Oops, lithium hydride. (Autocorrect strikes again!)

Lithium hydroxide is what you get, as thousands of tons of caustic vapor, when it catches fire.

What that does when you breathe it does not bear contemplation.

I don't know any that uses lithium hydride, either.

The usual designs are things like Li, PbLi, and lithium containing ceramics.

(As you pointed out before, elemental liquid Li or Pb would interfere with magnetic containment. LiH is an example of a diamagnetic Li-rich material resistant to radioactivation (other than the desired 3H). We need a great deal of Li in the neutron-absorbing blanket to breed tritium fuel.)

1000 tons of lithium deuteride (half 6Li, half 7Li, all 2H) would cost ~$2B for the deuterium, plus a smallish fraction of that for the 6Li-enriched lithium.
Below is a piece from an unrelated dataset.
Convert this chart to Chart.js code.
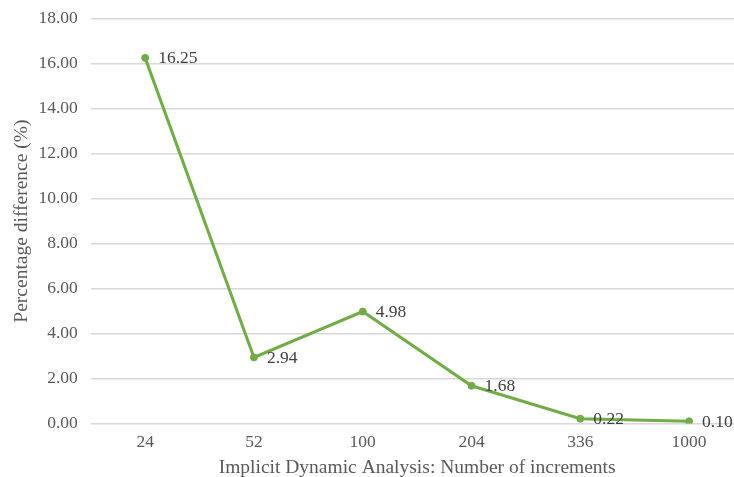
<!DOCTYPE html>
<html>
<head>
<meta charset="utf-8">
<script src="https://cdn.jsdelivr.net/npm/chart.js@4/dist/chart.umd.min.js"></script>
<style>
  html, body { margin: 0; padding: 0; background: #fff; overflow: hidden; }
  #wrap { position: relative; top: -5px; width: 748px; height: 482px; }
</style>
</head>
<body>
<div id="wrap"><canvas id="chart"></canvas></div>
<script>
const increments = ['24', '52', '100', '204', '336', '1000'];
const percentDiff = [16.25, 2.94, 4.98, 1.68, 0.22, 0.10];
const yTicks = [0, 2, 4, 6, 8, 10, 12, 14, 16, 18];

const green = '#70AD47';
const textColor = '#595959';
const fontFamily = '"Liberation Serif", "Times New Roman", serif';

// draws value labels to the right of each point
const pointLabels = {
    id: 'pointLabels',
    afterDatasetsDraw(chart) {
        const ctx = chart.ctx;
        const meta = chart.getDatasetMeta(0);
        ctx.save();
        ctx.font = '17.5px ' + fontFamily;
        ctx.fillStyle = '#404040';
        ctx.textAlign = 'left';
        ctx.textBaseline = 'middle';
        meta.data.forEach((pt, i) => {
            ctx.fillText(percentDiff[i].toFixed(2), pt.x + 13, pt.y + 1);
        });
        ctx.restore();
    }
};

new Chart(document.getElementById('chart'), {
    type: 'line',
    data: {
        labels: increments,
        datasets: [{
            data: percentDiff,
            borderColor: green,
            backgroundColor: green,
            borderWidth: 3,
            pointRadius: 3.5,
            pointBorderWidth: 1,
            pointHoverRadius: 3.5,
            tension: 0
        }]
    },
    options: {
        responsive: true,
        maintainAspectRatio: false,
        animation: false,
        layout: { padding: { top: 0, right: 0, bottom: 0, left: 10 } },
        plugins: {
            legend: { display: false },
            tooltip: { enabled: false }
        },
        scales: {
            x: {
                offset: true,
                grid: { display: false, drawTicks: false },
                border: { display: false },
                ticks: {
                    color: textColor,
                    font: { family: fontFamily, size: 17.5 },
                    padding: 8
                },
                title: {
                    display: true,
                    text: 'Implicit Dynamic Analysis: Number of increments',
                    color: textColor,
                    font: { family: fontFamily, size: 19.5 },
                    padding: { top: -4, bottom: -3 }
                }
            },
            y: {
                min: 0,
                max: 18,
                afterBuildTicks: axis => { axis.ticks = yTicks.map(v => ({ value: v })); },
                grid: { color: '#d9d9d9', lineWidth: 1.5, drawTicks: false },
                border: { display: false },
                ticks: {
                    color: textColor,
                    font: { family: fontFamily, size: 17.5 },
                    padding: 13,
                    callback: v => v.toFixed(2)
                },
                title: {
                    display: true,
                    text: 'Percentage difference (%)',
                    color: textColor,
                    font: { family: fontFamily, size: 19.5 },
                    padding: { top: 0, bottom: -8 }
                }
            }
        }
    },
    plugins: [pointLabels]
});
</script>
</body>
</html>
Any deuterium that picks up a neutron would become tritium, adding to what is got by fooling with the lithium. Maybe you economize with half-H, half-2H, for only ~$1B.

You have many reasons not to let your LiH catch fire, beyond that it cost you $1-2B and would totally destroy your $50B reactor and be deucedly hard to put out. It burns in air to LiOH, Li3N and H2, and reacts with any water, CO2, or nitrogen you might have hoped would douse it. Li3N further reacts with the hydrogen making lithium amide LiNH2, thence various unpleasant peroxides.

Regular LiH is solid at a more-familiar operating temperature under 400C, and liquid at what might thought an extreme 700C. The deuterides would raise the melting point some. You really want something in there to scavenge any metallic lithium, if molten, because that corrodes steel and silica.

Lithium hydride is like a ceramic, i.e. a high-melting-point solid.

But whatever you use, you have to get extremely low concentration tritium out, somehow, to run the reactor on tomorrow.

The second sentence is a good reason NOT to use hydrogen in your breeding material, since if you do you have to separate the tritium from it, and do it very rapidly.
Not getting this. I understand you have to get it out fast because you need it for fuel tomorrow. Is it that you don't want your bred tritium floating in a sea of regular hydrogen, needing separation by physical rather than chemical means?

That seems like the least of our problems.

It's a totally avoidable problem, though. Also, you really want to recycle tritium back into the reactor really quickly (like, within hours, if possible) or else closing the tritium breeding loop becomes more difficult.